A levy is an object of strength to support a community in time of need. Maybe you have passed Ogilvie on your way up to Mille Lacs Lake on Highway 47. Maybe you were heading to the North Shore and went through on Highway 23. Maybe when you go through next time you will remember reading this and wonder what happened to Ogilvie. With this election this levy was to get a grade of pass or fail. In education this can mean you might have to take the class over again or worse…take that grade over again. A fail, which this election produced, caused an even greater failing mark…an incomplete. The town’s evolution will forever be stopped in its tracks, like the trains that grew this community and later dismantled it, as its inhabitants couldn’t afford to give this town and school a passing grade and allow it to continue on with its path on history. The levy broke and the flood has begun to breach its banks and with it take a town into obscurity. Ogilvie matters because it can be your town next. It can happen to your child, relative, or loved one. It can happen because the state allows it to happen. We have the power to make sure it stops here. Ogilvie matters because it can be the start of the end of watching this happen every year here in Minnesota and across the country. The only school closings you should ever hear about are the ones that come after another Minnesota Blizzard. Ogilvie matters because our children should never be an afterthought in budget cuts. Is the phrase, “Our children are our future,” just that? Is it an empty statement by politicians to get elected? I believe children; my daughter, your sons and daughters, every child across Minnesota and our great nation ARE our future. I don’t want to believe that this is an empty promise. I don’t want to believe this as a false hope. I won’t accept it! I am my father and mother’s future as they were to their parents and my daughter is to mine. It’s a legacy that we pass down with every generation that is offered something better than what we were offered with the changing environment. This legacy…This future…and these promises we make are why Ogilvie matters.

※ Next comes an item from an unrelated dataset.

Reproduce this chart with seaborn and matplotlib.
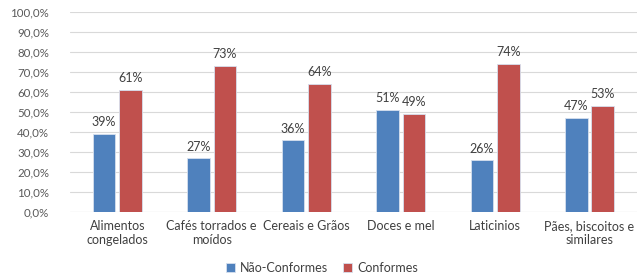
import matplotlib
matplotlib.use("Agg")
import matplotlib.pyplot as plt
import pandas as pd
import seaborn as sns
from matplotlib.ticker import FuncFormatter

categorias = ["Alimentos\ncongelados", "Cafés torrados e\nmoídos", "Cereais e Grãos",
              "Doces e mel", "Laticinios", "Pães, biscoitos e\nsimilares"]
nao_conformes = [39, 27, 36, 51, 26, 47]
conformes = [61, 73, 64, 49, 74, 53]
series = ["Não-Conformes", "Conformes"]
cores = ["#4F81BD", "#C0504D"]

df = pd.DataFrame({
    "categoria": categorias * 2,
    "valor": nao_conformes + conformes,
    "serie": [series[0]] * len(categorias) + [series[1]] * len(categorias),
})

sns.set_style("white")
plt.rcParams["font.family"] = ["Lato", "DejaVu Sans"]

fig = plt.figure(figsize=(6.44, 2.78), dpi=100)
ax = fig.add_axes([0.1087, 0.237, 0.880, 0.72])

sns.barplot(data=df, x="categoria", y="valor", hue="serie", palette=cores,
            saturation=1, width=0.56, gap=0.15, edgecolor="#D6E0EE", linewidth=0.6,
            ax=ax, legend=True)

for cont in ax.containers:
    ax.bar_label(cont, labels=[f"{v:.0f}%" for v in cont.datavalues],
                 padding=4, fontsize=9, color="#404040")

ax.set_ylim(0, 100)
ax.set_yticks(range(0, 101, 10))
ax.yaxis.set_major_formatter(FuncFormatter(lambda v, p: f"{v:.1f}%".replace(".", ",")))
ax.set_xlim(-0.5, len(categorias) - 0.5)
ax.grid(axis="y", color="#D9D9D9", linewidth=0.8)
ax.set_axisbelow(True)
for s in ax.spines.values():
    s.set_visible(False)
ax.axhline(0, color="#D9D9D9", linewidth=0.8, zorder=0)
ax.tick_params(axis="y", labelsize=8.3, labelcolor="#595959", length=0, pad=15)
ax.tick_params(axis="x", labelsize=9, labelcolor="#404040", length=0, pad=6)
ax.set_xlabel("")
ax.set_ylabel("")

handles, labels = ax.get_legend_handles_labels()
ax.get_legend().remove()
fig.legend(handles, labels, loc="lower center", bbox_to_anchor=(0.5, -0.025), ncol=2,
           frameon=False, fontsize=9, handlelength=0.7, handleheight=0.7,
           handletextpad=0.4, columnspacing=1.2, labelcolor="#404040")

fig.savefig("out.png", dpi=100)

…published October 5, 2007 - Stillwater Gazette
According to a National Alliance Business report, “the second most often cited reason for a business selecting a particular location is the quality of schools.” A good school district has many benefits that affect the home owner in ways he or she can’t see. A good school district will produce a higher valued home, stronger demand, and appraisers when selling a home often figure a good school district into the value of the home you are selling. If you are not aware of these practices or want to see figures for yourself… Google! If this is the only thing that would sway you into voting for a levy increase of tax dollars to the equivalent of $1500.00 over ten years then it would be considered a wise investment. Remodeling your home will never bring the same dollar for dollar investment as continuing to live in a good school district. Living in a good school district also means less crime, a stronger community, and a more desirable place to live.
I recently went back to my hometown and visited my school for the first time in 23 years. Only three of my teachers were left and after speaking with all of them I was told of the many things that were offered when I was in school are no longer there because of budget constraints. Needless to say, my high school also now ranks near the bottom as far as test results are considered.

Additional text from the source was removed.